Notebook

Why Do Neural Networks Need Activation Functions?

January 31, 2025

Understanding Why Depth Needs Non-Linearity

Deep learning models are built from layers of neurons, but one of the most important ingredients that makes them work effectively is the activation function.

If you’ve ever wondered:

  • Why can’t we just stack many linear layers?
  • What does an activation function actually do?
  • How does setting some values to 0 help learning?

This post will break it all down in an intuitive way.


1. What Happens Without Activation Functions?

At their core, neural networks perform a series of mathematical transformations on input data. A simple linear layer applies the transformation:

[ y = Wx + b ]

where:

  • ( W ) is a weight matrix that scales inputs,
  • ( x ) is the input vector (e.g., an image, text embedding, etc.),
  • ( b ) is a bias term that shifts the output.

If we stack multiple linear layers, you might expect the network to learn more complex representations. However, something surprising happens:

[ h1 = W1 x + b1 ] [ h2 = W2 h1 + b_2 ]

Substituting ( h_1 ):

[ h2 = W2 (W1 x + b1) + b2 ] [ h2 = (W2 W1) x + (W2 b1 + b_2) ]

This is still just one big linear function! No matter how many layers we stack, we never get the ability to model complex, non-linear patterns.

This means:

  • The network can only separate data using straight lines (or planes in higher dimensions).
  • It cannot adapt to curved decision boundaries needed for real-world problems.

2. How Activation Functions Break This Limitation

To make neural networks truly powerful, we need to introduce non-linearity. This is where activation functions come in.

When we apply an activation function ( f(x) ) after each layer:

[ h1 = f(W1 x + b1) ] [ h2 = f(W2 h1 + b_2) ]

Now, we can’t simplify the layers into one big equation—each layer transforms the data differently based on the activation function, allowing the network to model complex relationships.

But why does this work?


3. How Does an Activation Function “Break It Up”?

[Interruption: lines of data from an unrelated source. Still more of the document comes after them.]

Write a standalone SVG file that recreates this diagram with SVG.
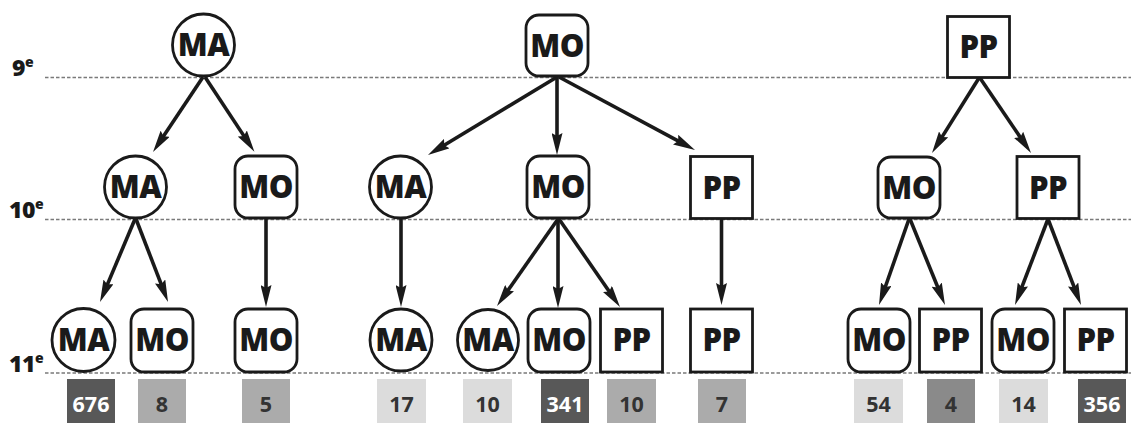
<svg xmlns="http://www.w3.org/2000/svg" width="1131" height="423" viewBox="0 0 1131 423">
<style>
.bg{fill:#ffffff}
.grid{stroke:#7a7a7a;stroke-width:1.3;stroke-dasharray:3.5 2;fill:none}
.lvl{font-family:"Open Sans","Liberation Sans",sans-serif;font-weight:800;font-size:23px;fill:#1a1a1a;letter-spacing:-0.5px}
.lvl tspan{font-size:14px}
.node{fill:#ffffff;stroke:#1a1a1a;stroke-width:2.8}
.lbl{font-family:"Open Sans","Liberation Sans",sans-serif;font-weight:800;font-size:31px;fill:#1a1a1a;text-anchor:middle;letter-spacing:-0.5px}
.arr{stroke:#1a1a1a;stroke-width:3.6;fill:none;marker-end:url(#ah)}
.cnt{font-family:"Open Sans","Liberation Sans",sans-serif;font-weight:bold;font-size:21.5px;text-anchor:middle}
.dark{fill:#585858}.mid{fill:#ababab}.mid2{fill:#8a8a8a}.light{fill:#dcdcdc}
.tw{fill:#ffffff}.tk{fill:#333333}
</style>
<defs>
<marker id="ah" markerUnits="userSpaceOnUse" markerWidth="22" markerHeight="11" refX="8" refY="5.5" orient="auto" viewBox="0 0 22 11">
<path d="M0,0 L22,5.5 L0,11 L3,5.5 z" fill="#1a1a1a"/>
</marker>
</defs>
<rect class="bg" x="0" y="0" width="1131" height="423"/>
<g id="levels">
<line class="grid" x1="45" y1="77.5" x2="1131" y2="77.5"/>
<line class="grid" x1="45" y1="219.5" x2="1131" y2="219.5"/>
<line class="grid" x1="45" y1="373" x2="1131" y2="373"/>
<text class="lvl" x="12" y="76">9<tspan dy="-9">e</tspan></text>
<text class="lvl" x="9" y="218">10<tspan dy="-9">e</tspan></text>
<text class="lvl" x="9" y="372">11<tspan dy="-9">e</tspan></text>
</g>
<g id="connectors">
<line class="arr" x1="203" y1="77" x2="160.77" y2="140.36"/>
<line class="arr" x1="205" y1="77" x2="246.69" y2="140.13"/>
<line class="arr" x1="135" y1="219" x2="105.44" y2="289.1"/>
<line class="arr" x1="136" y1="219" x2="163" y2="288.94"/>
<line class="arr" x1="266" y1="219" x2="266" y2="293"/>
<line class="arr" x1="557" y1="77" x2="439.98" y2="147.76"/>
<line class="arr" x1="557" y1="77" x2="557" y2="141"/>
<line class="arr" x1="559" y1="77" x2="682.66" y2="143.38"/>
<line class="arr" x1="401" y1="219" x2="401" y2="293"/>
<line class="arr" x1="558" y1="219" x2="505.04" y2="294.54"/>
<line class="arr" x1="558" y1="219" x2="558" y2="294"/>
<line class="arr" x1="559" y1="219" x2="612.02" y2="295.49"/>
<line class="arr" x1="721.5" y1="219" x2="721.5" y2="291"/>
<line class="arr" x1="979" y1="78" x2="939.43" y2="141.14"/>
<line class="arr" x1="980" y1="78" x2="1023.13" y2="141.42"/>
<line class="arr" x1="909" y1="219" x2="883.61" y2="291.78"/>
<line class="arr" x1="910" y1="219" x2="939.72" y2="292.03"/>
<line class="arr" x1="1048" y1="219" x2="1020.02" y2="291.93"/>
<line class="arr" x1="1048" y1="219" x2="1075.98" y2="291.93"/>
</g>
<g id="n1-ma"><circle class="node" cx="203.5" cy="45" r="31"/><text class="lbl" x="203.5" y="56">MA</text></g>
<g id="n1-mo"><rect class="node" x="526" y="15" width="62" height="61" rx="13"/><text class="lbl" x="557" y="56.5">MO</text></g>
<g id="n1-pp"><rect class="node" x="947.5" y="16.5" width="62" height="61"/><text class="lbl" x="978.5" y="58">PP</text></g>

<g id="n2-ma-ma"><circle class="node" cx="135.5" cy="187" r="31"/><text class="lbl" x="135.5" y="198">MA</text></g>
<g id="n2-ma-mo"><rect class="node" x="235" y="156" width="62" height="62" rx="13"/><text class="lbl" x="266" y="198">MO</text></g>
<g id="n2-mo-ma"><circle class="node" cx="400.5" cy="187" r="31"/><text class="lbl" x="400.5" y="198">MA</text></g>
<g id="n2-mo-mo"><rect class="node" x="527" y="156" width="62" height="62" rx="13"/><text class="lbl" x="558" y="198">MO</text></g>
<g id="n2-mo-pp"><rect class="node" x="690.5" y="156.5" width="62" height="62"/><text class="lbl" x="721.5" y="198.5">PP</text></g>
<g id="n2-pp-mo"><rect class="node" x="878" y="157" width="62" height="61" rx="13"/><text class="lbl" x="909" y="198.5">MO</text></g>
<g id="n2-pp-pp"><rect class="node" x="1017" y="156.5" width="62" height="62"/><text class="lbl" x="1048" y="198.5">PP</text></g>

<g id="n3-1"><circle class="node" cx="83.5" cy="340" r="31.5"/><text class="lbl" x="83.5" y="351">MA</text></g>
<g id="n3-2"><rect class="node" x="131" y="309" width="62" height="63" rx="13"/><text class="lbl" x="162" y="351">MO</text></g>
<g id="n3-3"><rect class="node" x="235" y="309" width="62" height="63" rx="13"/><text class="lbl" x="266" y="351">MO</text></g>
<g id="n3-4"><circle class="node" cx="401" cy="340" r="31"/><text class="lbl" x="401" y="351">MA</text></g>
<g id="n3-5"><circle class="node" cx="488" cy="340" r="30.5"/><text class="lbl" x="488" y="351">MA</text></g>
<g id="n3-6"><rect class="node" x="528" y="309" width="62" height="63" rx="13"/><text class="lbl" x="559" y="351">MO</text></g>
<g id="n3-7"><rect class="node" x="600.5" y="309" width="62" height="63"/><text class="lbl" x="631.5" y="351">PP</text></g>
<g id="n3-8"><rect class="node" x="690.5" y="309" width="62" height="63"/><text class="lbl" x="721.5" y="351">PP</text></g>
<g id="n3-9"><rect class="node" x="848" y="309" width="62" height="63" rx="13"/><text class="lbl" x="879" y="351">MO</text></g>
<g id="n3-10"><rect class="node" x="919.5" y="309" width="62" height="63"/><text class="lbl" x="950.5" y="351">PP</text></g>
<g id="n3-11"><rect class="node" x="992" y="309" width="62" height="63" rx="13"/><text class="lbl" x="1023" y="351">MO</text></g>
<g id="n3-12"><rect class="node" x="1064.5" y="309" width="62" height="63"/><text class="lbl" x="1095.5" y="351">PP</text></g>

<g id="counts">
<rect class="dark" x="67" y="379" width="48" height="50"/><text class="cnt tw" x="91" y="411.5">676</text>
<rect class="mid" x="138" y="379" width="48" height="50"/><text class="cnt tk" x="162" y="411.5">8</text>
<rect class="mid" x="242" y="379" width="48" height="50"/><text class="cnt tk" x="266" y="411.5">5</text>
<rect class="light" x="377" y="379" width="49" height="50"/><text class="cnt tk" x="401.5" y="411.5">17</text>
<rect class="light" x="463" y="379" width="49" height="50"/><text class="cnt tk" x="487.5" y="411.5">10</text>
<rect class="dark" x="541" y="379" width="48" height="50"/><text class="cnt tw" x="565" y="411.5">341</text>
<rect class="mid" x="607" y="379" width="49" height="50"/><text class="cnt tk" x="631.5" y="411.5">10</text>
<rect class="mid" x="698" y="379" width="48" height="50"/><text class="cnt tk" x="722" y="411.5">7</text>
<rect class="light" x="854" y="379" width="49" height="50"/><text class="cnt tk" x="878.5" y="411.5">54</text>
<rect class="mid2" x="927" y="379" width="48" height="50"/><text class="cnt tk" x="951" y="411.5">4</text>
<rect class="light" x="999" y="379" width="49" height="50"/><text class="cnt tk" x="1023.5" y="411.5">14</text>
<rect class="dark" x="1078" y="379" width="48" height="50"/><text class="cnt tw" x="1102" y="411.5">356</text>
</g>
</svg>
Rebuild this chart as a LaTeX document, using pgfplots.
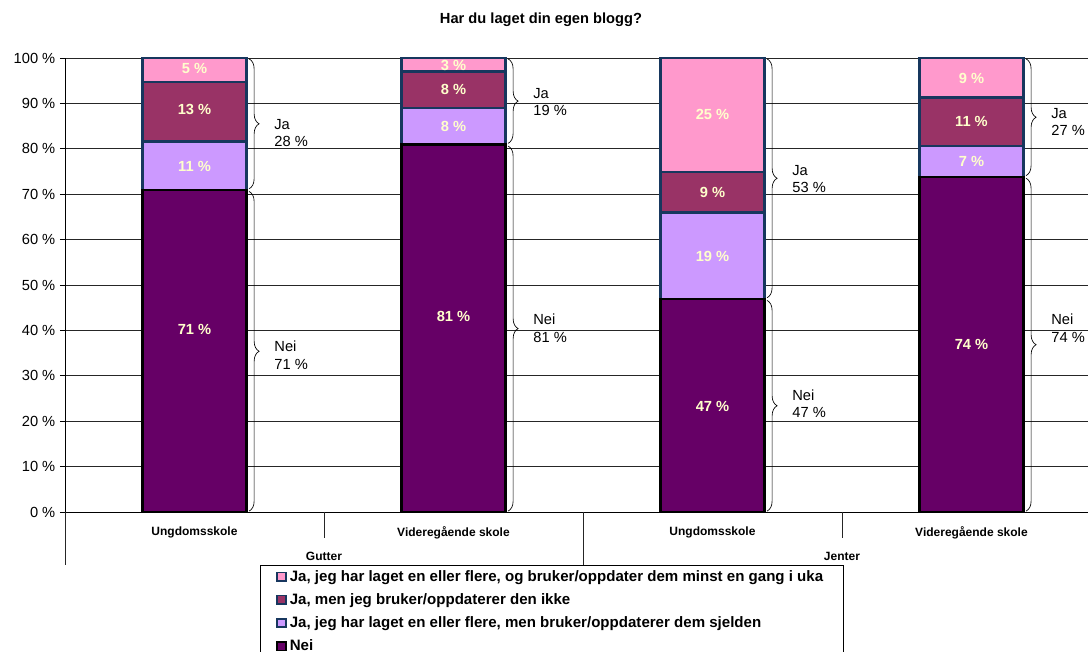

The key to activation functions is that they change how information flows between layers.

Without activation functions:

  • Each layer predictably transforms the input in a fixed, linear way.
  • The next layer can always adjust for the previous layer’s transformation, meaning the network behaves like one big layer.

With activation functions:

  • Certain values get modified (or set to zero).
  • This forces the next layer to adapt in different ways depending on the input.
  • Instead of a single, predictable transformation, the network now learns piecewise, non-linear functions that approximate curves.

Example: ReLU Activation

[ \text{ReLU}(x) = \max(0, x) ]

If ( x ) is negative, it becomes 0 (neuron turns off). If ( x ) is positive, it stays the same (neuron passes information forward).

This breaks linearity because some neurons completely stop contributing in certain areas of the input space. The next layer must now adapt based on which neurons are active, rather than always seeing the same structured transformation.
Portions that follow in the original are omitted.